Stevan Stošić

Personal information
- Full name: Stevan Stošić
- Date of birth: 9 August 1984 (age 41)
- Place of birth: Kruševac, SFR Yugoslavia
- Height: 1.80 m (5 ft 11 in)
- Position: Midfielder

Youth career
- Fk Napredak

Senior career*
- Years: Team / Apps / (Gls)
- 2003–2005: Napredak Kruševac / 45 / (8)
- 2005–2006: OFK Beograd / 21 / (3)
- 2006–2009: Málaga / 5 / (0)
- 2007–2008: → Racing Ferrol (loan) / 0 / (0)
- 2009–2010: Mogren / 0 / (0)
- 2010–2011: Napredak Kruševac / 3 / (0)
- 2011: Novi Pazar / 2 / (0)
- Total:  / 76 / (11)

International career
- 2006: Serbia and Montenegro U21 / 2 / (0)

= Stevan Stošić =

Serbian footballer

Stevan Stošić (Serbian Cyrillic: Стеван Стошић; born 9 August 1984) is a Serbian former footballer who played as a midfielder.

==Football career==
Born in Kruševac, Socialist Federative Republic of Yugoslavia, Stošić started playing for local FK Napredak Kruševac in the second division. His top flight debuts were made in the 2005–06 season, with OFK Beograd.
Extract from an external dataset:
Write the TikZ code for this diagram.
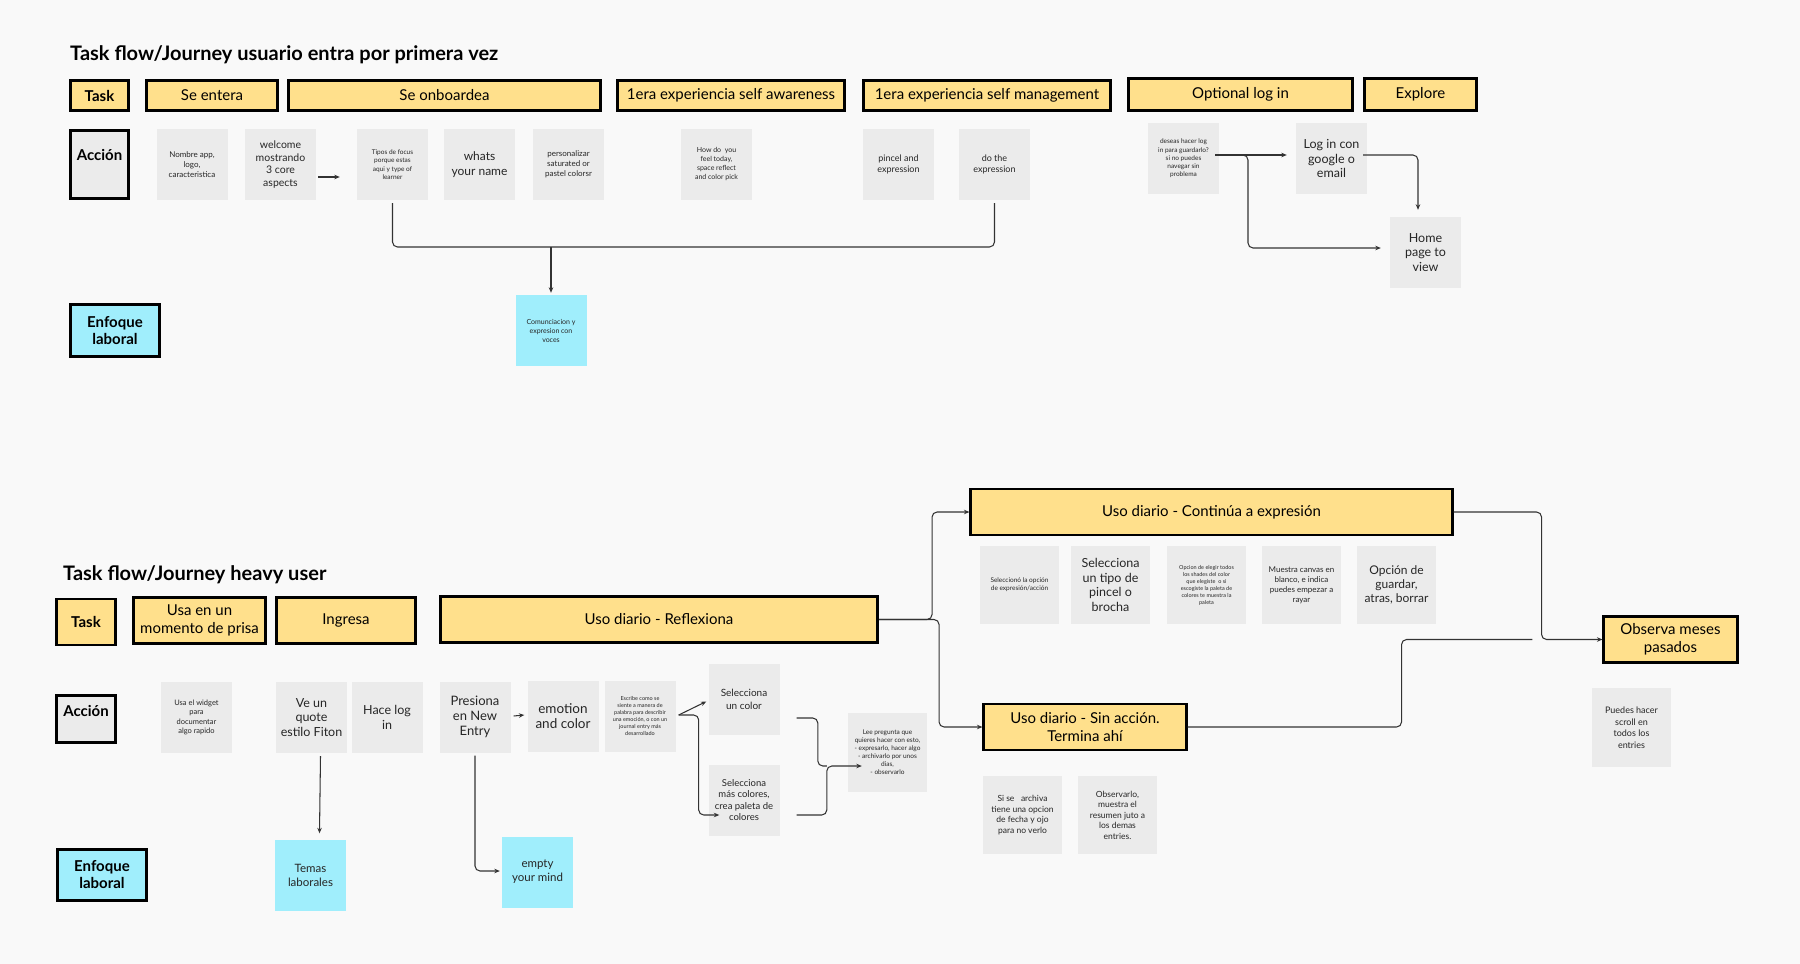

In August 2006, Stošić moved to Spain and signed with Málaga CF in the second level. Scarcely used, he would be loaned in the 2007–08 campaign to another team in the country and category, Racing de Ferrol. However, in March 2008, without having made any league appearances, he was released by the Galicians.

Returning to Málaga in July 2008, Stošić found himself surplus to requirements but, unable to find a new club, remained for 2008–09. He was finally released in early April 2009, after failing to turn up for training with the B-side.

After more than one year out of competitive football, Stošić signed with Montenegro's FK Mogren. He subsequently returned to his country, first with former team Napredak then FK Novi Pazar.